Lawsuit Claims Oklahoma Prison Officials Blocked Reporters' View Of Botched Execution

The ACLU and two newspapers filed a complaint Monday demanding uninterrupted access to witness an execution.

The American Civil Liberties Union (ACLU) and two newspapers filed a lawsuit Monday claiming that Oklahoma prison officials blocked reporters' view of Clayton Lockett's botched execution in April.

The federal lawsuit filed by the ACLU, its Oklahoma chapter, The Guardian, and the Oklahoma Observer seeks to "stop Oklahoma prison officials from selectively filtering what journalists can see during an execution."

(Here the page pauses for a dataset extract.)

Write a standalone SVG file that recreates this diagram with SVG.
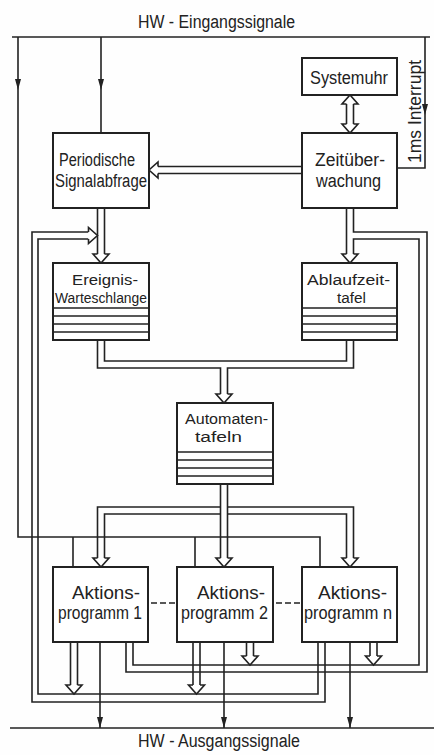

Lockett, 38, died of a heart attack 43 minutes after being injected with a new drug combination that left him apparently writhing and moaning in pain.

The lawsuit claims that prison officials lowered the shades of the execution chamber when Lockett's lethal injection began to go wrong, leaving no independent witnesses to his death.

The lawsuit says that the state violated the First Amendment by blocking reporters' access to witness the execution from start to finish.

The lawsuit demands that reporters and other witnesses are permitted to view the execution from the time the inmate enters the chamber until the body leaves it.

An Arizona inmate's prolonged execution in July led to conflicting reports from witnesses.